My God, the Internet’s made statistical diving simpler than all that. What’s to be afraid of? Castrovince is the Franklin D. Roosevelt of baseball analytics: you have nothing to fear but fear itself. I was the world’s worst math student in my school days. My teachers then would flip to see me now diving into the deep stats the way oceanic explorers dive for subterranean discoveries. If I can do it, anybody can.

So why should you do it? I was afraid you’d ask. Very well, I surrender—no matter how much of a baseball nut you are, no matter how many subscriptions to ESPN or MLB Network you have and use, you can’t see every last baseball game played when baseball is in season, and you’ve got no other way—not even YouTube clips—to know what the players you couldn’t watch really did above and beyond their surface stats. The box score won’t tell you the whole game story.

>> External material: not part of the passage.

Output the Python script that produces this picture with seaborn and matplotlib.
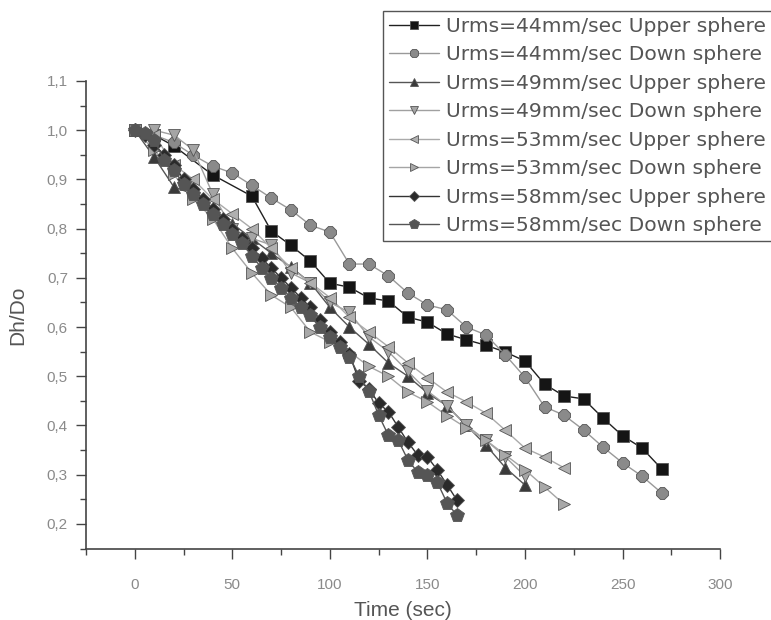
import numpy as np
import pandas as pd
import matplotlib
matplotlib.use("Agg")
import matplotlib.pyplot as plt
from matplotlib.ticker import MultipleLocator, FuncFormatter
import seaborn as sns

# Sphere diameter ratio Dh/Do against time for four turbulence levels
t10_44 = [0, 10, 20, 40, 60, 70, 80, 90, 100, 110, 120, 130, 140, 150, 160,
          170, 180, 190, 200, 210, 220, 230, 240, 250, 260, 270]
up_44 = [1.00, 0.99, 0.968, 0.909, 0.866, 0.795, 0.766, 0.734, 0.689, 0.681,
         0.659, 0.653, 0.620, 0.610, 0.586, 0.574, 0.563, 0.549, 0.531, 0.484,
         0.460, 0.454, 0.415, 0.379, 0.354, 0.312]

t_down_44 = [0, 10, 20, 30, 40, 50, 60, 70, 80, 90, 100, 110, 120, 130, 140,
             150, 160, 170, 180, 190, 200, 210, 220, 230, 240, 250, 260, 270]
down_44 = [1.00, 0.99, 0.975, 0.949, 0.927, 0.913, 0.888, 0.862, 0.838, 0.807,
           0.793, 0.728, 0.728, 0.704, 0.669, 0.645, 0.635, 0.600, 0.584, 0.543,
           0.498, 0.438, 0.421, 0.391, 0.356, 0.324, 0.297, 0.263]

t_49 = [0, 10, 20, 30, 40, 50, 60, 70, 80, 90, 100, 110, 120, 130, 140, 150,
        160, 170, 180, 190, 200]
up_49 = [1.00, 0.945, 0.885, 0.870, 0.840, 0.810, 0.780, 0.750, 0.722, 0.690,
         0.640, 0.600, 0.565, 0.527, 0.500, 0.466, 0.440, 0.400, 0.360, 0.314,
         0.279]
down_49 = [1.00, 1.00, 0.99, 0.96, 0.87, 0.80, 0.78, 0.767, 0.71, 0.69, 0.65,
           0.63, 0.58, 0.55, 0.51, 0.47, 0.44, 0.40, 0.37, 0.336, 0.297]

t_53 = [0, 10, 20, 30, 40, 50, 60, 70, 80, 90, 100, 110, 120, 130, 140, 150,
        160, 170, 180, 190, 200, 210, 220]
up_53 = [1.00, 0.99, 0.93, 0.90, 0.86, 0.83, 0.80, 0.76, 0.72, 0.69, 0.66,
         0.62, 0.59, 0.56, 0.527, 0.497, 0.468, 0.448, 0.425, 0.390, 0.354,
         0.336, 0.314]
down_53 = [1.00, 0.96, 0.91, 0.86, 0.82, 0.76, 0.71, 0.665, 0.64, 0.59, 0.57,
           0.55, 0.52, 0.50, 0.468, 0.448, 0.42, 0.395, 0.37, 0.34, 0.31,
           0.275, 0.24]

t_58 = [0, 5, 10, 15, 20, 25, 30, 35, 40, 45, 50, 55, 60, 65, 70, 75, 80, 85,
        90, 95, 100, 105, 110, 115, 120, 125, 130, 135, 140, 145, 150, 155,
        160, 165]
up_58 = [1.00, 0.99, 0.97, 0.95, 0.93, 0.90, 0.88, 0.86, 0.84, 0.82, 0.80,
         0.78, 0.76, 0.74, 0.72, 0.70, 0.68, 0.66, 0.64, 0.615, 0.59, 0.57,
         0.545, 0.49, 0.475, 0.445, 0.428, 0.397, 0.366, 0.34, 0.336, 0.31,
         0.28, 0.249]
down_58 = [1.00, 0.995, 0.98, 0.94, 0.92, 0.89, 0.87, 0.85, 0.83, 0.81, 0.79,
           0.77, 0.745, 0.72, 0.70, 0.68, 0.66, 0.64, 0.625, 0.60, 0.58, 0.56,
           0.54, 0.50, 0.47, 0.421, 0.38, 0.37, 0.33, 0.305, 0.30, 0.285,
           0.243, 0.218]

labels = [
    "Urms=44mm/sec Upper sphere", "Urms=44mm/sec Down sphere",
    "Urms=49mm/sec Upper sphere", "Urms=49mm/sec Down sphere",
    "Urms=53mm/sec Upper sphere", "Urms=53mm/sec Down sphere",
    "Urms=58mm/sec Upper sphere", "Urms=58mm/sec Down sphere",
]
times = [t10_44, t_down_44, t_49, t_49, t_53, t_53, t_58, t_58]
ratios = [up_44, down_44, up_49, down_49, up_53, down_53, up_58, down_58]

frames = [pd.DataFrame({"Time": t, "Dh/Do": r, "series": lab})
          for t, r, lab in zip(times, ratios, labels)]
df = pd.concat(frames, ignore_index=True)

styles = {
    labels[0]: dict(marker="s", color="#151515", lc="#202020", ms=8),
    labels[1]: dict(marker="8", color="#8a8a8a", lc="#999999", ms=9),
    labels[2]: dict(marker="^", color="#3a3a3a", lc="#555555", ms=9),
    labels[3]: dict(marker="v", color="#a5a5a5", lc="#a0a0a0", ms=9),
    labels[4]: dict(marker="<", color="#b0b0b0", lc="#aaaaaa", ms=9),
    labels[5]: dict(marker=">", color="#a8a8a8", lc="#a5a5a5", ms=9),
    labels[6]: dict(marker="D", color="#2a2a2a", lc="#333333", ms=7),
    labels[7]: dict(marker="p", color="#555555", lc="#555555", ms=10),
}

sns.set_theme(style="white")
plt.rcParams["font.family"] = ["Liberation Sans", "DejaVu Sans"]

fig = plt.figure(figsize=(7.71, 6.2), dpi=100)
ax = fig.add_axes([0.1115, 0.1145, 0.8225, 0.7549])

for lab in labels:
    st = styles[lab]
    sub = df[df["series"] == lab]
    sns.lineplot(data=sub, x="Time", y="Dh/Do", ax=ax, sort=False,
                 estimator=None, color=st["lc"], linewidth=1.0,
                 marker=st["marker"], markersize=st["ms"],
                 markerfacecolor=st["color"], markeredgecolor="#555555",
                 markeredgewidth=0.6, label=lab)

ax.set_xlim(-25, 300)
ax.set_ylim(0.149, 1.1)
ax.xaxis.set_major_locator(MultipleLocator(50))
ax.xaxis.set_minor_locator(MultipleLocator(25))
ax.yaxis.set_major_locator(MultipleLocator(0.1))
ax.yaxis.set_minor_locator(MultipleLocator(0.05))
ax.yaxis.set_major_formatter(FuncFormatter(lambda v, p: f"{v:.1f}".replace(".", ",")))
ax.xaxis.set_major_formatter(FuncFormatter(lambda v, p: f"{v:.0f}"))

for side in ("top", "right"):
    ax.spines[side].set_visible(False)
for side in ("left", "bottom"):
    ax.spines[side].set_color("#444444")
    ax.spines[side].set_linewidth(1.2)

ax.tick_params(which="major", direction="out", length=7, width=1.0,
               color="#444444", labelsize=11, labelcolor="#8a8a8a",
               left=True, bottom=True)
ax.tick_params(axis="x", which="major", pad=14)
ax.tick_params(axis="y", which="major", pad=6)
ax.tick_params(which="minor", direction="out", length=4, width=1.0,
               color="#444444", left=True, bottom=True)

ax.set_xlabel("Time (sec)", fontsize=15, color="#555555", labelpad=6)
ax.set_ylabel("Dh/Do", fontsize=15, color="#555555", labelpad=14)

leg = ax.legend(loc="upper left", bbox_to_anchor=(0.497, 0.983),
                bbox_transform=fig.transFigure, borderaxespad=0,
                prop={"family": ["DejaVu Sans"], "size": 14.6},
                frameon=True, fancybox=False,
                edgecolor="#555555", framealpha=1, handlelength=2.45,
                handletextpad=0.35, labelspacing=0.47, borderpad=0.3,
                markerscale=0.7)
leg.get_frame().set_linewidth(1.0)
for txt in leg.get_texts():
    txt.set_color("#555555")

fig.savefig("out.png", dpi=100, facecolor="white")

You don’t “need” stats to, you know, watch and enjoy the game? Well, you watched and enjoyed the games growing up and couldn’t wait to compare what you saw with what was on those guys’ limited baseball cards or in Who’s Who in Baseball—when you weren’t busy flipping the cards in the schoolyard or on the corner, or clipping them to your bicycle to clatter and fart against the turning spokes.

Pick up A Fan’s Guide to Baseball Analytics without fear, with a wide open and fearless mind, and relax with the idea that you’re actually going to get what you wished for, back when you were bound (and gagged?) once upon a time to slog through high school mathematics. The formulae simplified, the concepts making sense, your game eyes not playing tricks on you, and the entertainment as immense and joyous as watching the merry-go-round go ’round on the bases.

Oh. By the way. Refer back to Player A and Player B. Player A is Pete Rose. Player B is Willie Mays. You are now free to ask yourself whom between nine Charlie Hustlers and nine Say Hey Kids will create more runs and hang them on the scoreboard.